Creamer with plenty to prove at Solheim Cup

RSS

WEST DES MOINES, Iowa – Paula Creamer has nothing to prove.

That’s what fellow American Cristie Kerr said Tuesday at the Solheim Cup.

Kerr said it for all the right reasons, to acknowledge the respect Creamer deserves on this stage, where Creamer has proven herself one of the most formidable players in Solheim Cup history.

Kerr was wrong, though.

Creamer does have something to prove, and Creamer knows it more than anyone.

Creamer wants to prove something to herself, that she’s still relevant, that there are still more victories to be won, more trophies to be claimed, more to conquer and achieve as she moves into her 30s with two of the most difficult seasons of her career behind her.

She said exactly that this summer as she fought to try to make the American team.

“I've had some pretty bad, sad moments,” Creamer said in June. “But I love this game. I love working hard. I love everything about it. I still have such a drive and a passion for getting back to where I want to be.”


Solheim Cup: Articles, photos and videos

Team records: United States | Europe


Creamer, 31, has won 10 LPGA titles, including the 2010 U.S. Women’s Open. She’s 14-8-5 in the Solheim Cup.

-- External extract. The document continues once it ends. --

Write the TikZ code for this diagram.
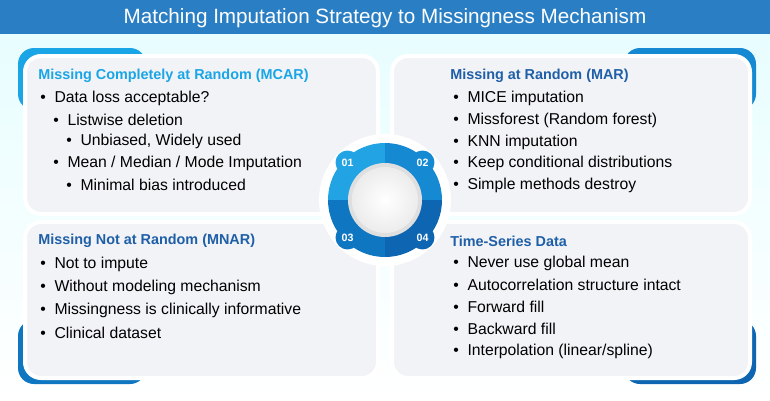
\documentclass[tikz,border=0pt]{standalone}
\usepackage{fontspec}
\setmainfont{Liberation Sans}
\definecolor{barblue}{HTML}{2A7FC4}
\definecolor{headcyan}{HTML}{1AA6E6}
\definecolor{headblue}{HTML}{1F5FA8}
\definecolor{ringa}{HTML}{22A3E3}
\definecolor{ringb}{HTML}{1689D3}
\definecolor{ringc}{HTML}{0F76C2}
\definecolor{ringd}{HTML}{0E66B2}
\definecolor{panelgray}{HTML}{F1F3F6}

\begin{document}
\begin{tikzpicture}[x=0.75pt,y=-0.75pt,
  line/.style={anchor=west, inner sep=0pt, font=\fontsize{11.8}{13}\selectfont},
  head/.style={anchor=west, inner sep=0pt, font=\fontsize{10.8}{13}\selectfont\bfseries},
  panel/.style={fill=panelgray, draw=white, line width=3pt, rounded corners=12pt}]
\useasboundingbox (0,0) rectangle (770,400);
% Background and title bar
\shade[top color=blue!8!cyan!10, bottom color=white] (0,0) rectangle (770,400);
\fill[barblue] (0,0) rectangle (770,34);
\node[white, font=\fontsize{15.5}{17}\selectfont] (title) at (385,18) {Matching Imputation Strategy to Missingness Mechanism};

% Accent tabs
\fill[headcyan, rounded corners=12pt] (18,48) rectangle (146,110);
\fill[ringb, rounded corners=12pt] (624,48) rectangle (756,110);
\fill[ringc, rounded corners=12pt] (18,320) rectangle (146,384);
\fill[ringd, rounded corners=12pt] (624,320) rectangle (756,384);

% Panels
\draw[panel] (25,56) rectangle (378,214);
\draw[panel] (392,56) rectangle (750,214);
\draw[panel] (25,222) rectangle (378,378);
\draw[panel] (392,222) rectangle (750,378);

% Center ring
\begin{scope}[shift={(385,200)}, yscale=-1]
  \fill[white] (0,0) circle (66);
  \fill[ringa] (0,0) -- (0,57) arc (90:180:57) -- cycle;
  \fill[ringb] (0,0) -- (57,0) arc (0:90:57) -- cycle;
  \fill[ringc] (0,0) -- (-57,0) arc (180:270:57) -- cycle;
  \fill[ringd] (0,0) -- (0,-57) arc (270:360:57) -- cycle;
  \foreach \ang/\col in {135/ringa, 45/ringb, 225/ringc, 315/ringd}{
    \fill[\col] (\ang:53) circle (12);
  }
  \fill[gray!25] (0,0) circle (37);
  \shade[inner color=white, outer color=gray!15] (0,0) circle (33);
\end{scope}
\node[white, font=\footnotesize\bfseries] (n1) at (347.5,162.5) {01};
\node[white, font=\footnotesize\bfseries] (n2) at (422.5,162.5) {02};
\node[white, font=\footnotesize\bfseries] (n3) at (347.5,237.5) {03};
\node[white, font=\footnotesize\bfseries] (n4) at (422.5,237.5) {04};

% MCAR
\node[head, headcyan] (mcar) at (38,76) {Missing Completely at Random (MCAR)};
\node[line] (a1) at (40,98) {\textbullet\ \ Data loss acceptable?};
\node[line] (a2) at (53,120) {\textbullet\ \ Listwise deletion};
\node[line] (a3) at (66,141) {\textbullet\ \ Unbiased, Widely used};
\node[line] (a4) at (53,163) {\textbullet\ \ Mean / Median / Mode Imputation};
\node[line] (a5) at (66,185) {\textbullet\ \ Minimal bias introduced};

% MAR
\node[head, headblue] (mar) at (450,76) {Missing at Random (MAR)};
\node[line] (b1) at (453,98) {\textbullet\ \ MICE imputation};
\node[line] (b2) at (453,120) {\textbullet\ \ Missforest (Random forest)};
\node[line] (b3) at (453,142) {\textbullet\ \ KNN imputation};
\node[line] (b4) at (453,163) {\textbullet\ \ Keep conditional distributions};
\node[line] (b5) at (453,185) {\textbullet\ \ Simple methods destroy};

% MNAR
\node[head, headblue] (mnar) at (38,241) {Missing Not at Random (MNAR)};
\node[line] (c1) at (40,264) {\textbullet\ \ Not to impute};
\node[line] (c2) at (40,287) {\textbullet\ \ Without modeling mechanism};
\node[line] (c3) at (40,310) {\textbullet\ \ Missingness is clinically informative};
\node[line] (c4) at (40,333) {\textbullet\ \ Clinical dataset};

% Time series
\node[head, headblue] (ts) at (450,241) {Time-Series Data};
\node[line] (d1) at (453,263) {\textbullet\ \ Never use global mean};
\node[line] (d2) at (453,285) {\textbullet\ \ Autocorrelation structure intact};
\node[line] (d3) at (453,307) {\textbullet\ \ Forward fill};
\node[line] (d4) at (453,329) {\textbullet\ \ Backward fill};
\node[line] (d5) at (453,351) {\textbullet\ \ Interpolation (linear/spline)};
\end{tikzpicture}
\end{document}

She has won more points (16½) than any American in the history of the matches not named Juli Inkster (18½) or Kerr (17½).

But it isn’t enough, not for Creamer. There’s more to prove, more to be won.

That’s why she’s here.

When you’re done trying to prove something to yourself, you’re pretty much done, period.

That’s how this game works.

“It’s such an important week to me, and at the same time, so is my golf and so is my career, long term,” Creamer said Tuesday.

Say what you want about her form the last two seasons, outside her encouraging last push over her last two LPGA starts, but Creamer is still grinding to get better, maybe more than ever.

When Creamer missed the cut at the U.S. Women’s Open in July, she looked doomed in her bid to make the American team. It was her fourth missed cut in five starts. She had slipped to a career worst 127th in the Rolex world rankings and 105th on the LPGA money list. For the first time in her pro career, Creamer wasn’t qualified for the Ricoh Women’s British Open. She had to play her way in through a final qualifier in Scotland three days before the championship.

Creamer said she found something working with her swing coach, Gary Gilchrist, before heading to Scotland. She says it’s a swing key that’s working wonders, something linked to the changes they’ve been working on for two years now.

At the Ladies Scottish Open, Creamer tied for 13th. At the Women’s British Open, she tied for 16th.

“I think that was a really big confidence booster,” Creamer said. “I definitely have spent hours and hours and hours these last three, four months practicing.

“I feel great. I’m driving the ball well. I'm hitting my irons really well. I know I can make big putts whenever I need to. That's never been an issue. And I feel like I'm in total control of where I want to put the golf ball.”

That trip to Scotland didn’t change Inkster’s mind about making Creamer a captain’s pick. She left Creamer off the team, but apparently it did change Inkster’s mind about making her an alternate, a pivotal decision after Jessica Korda withdrew from the Solheim Cup last week with a forearm injury.

Creamer’s here, and it doesn’t matter how she got here. She’s relishing this chance to prove to herself that all the work’s going to pay off.

“Nobody believes in Paula more than this team,” Kerr said.

There’s a strong bond between Inkster and Creamer, and ultimately maybe that is why Creamer is here.

“I have a lot of faith and confidence in Paula,” Inkster said. “She reminds me a lot of myself, as far as heart and grit.”

Two years ago, Creamer was a controversial captain’s pick, with her form off. But Inkster sent Creamer out in the first foursomes match with Morgan Pressel, and the duo took a point from Europe’s best team, Suzann Pettersen and Anna Nordqvist. Inkster later sent Creamer out in the anchor match in Sunday singles, and Creamer delivered again in the historic American comeback. She defeated Germany’s Sandra Gal in Germany to complete the dramatic come-from-behind victory.

Creamer will be looking this week to prove she can make a difference again. Mostly, she’ll be looking to help the Americans win again.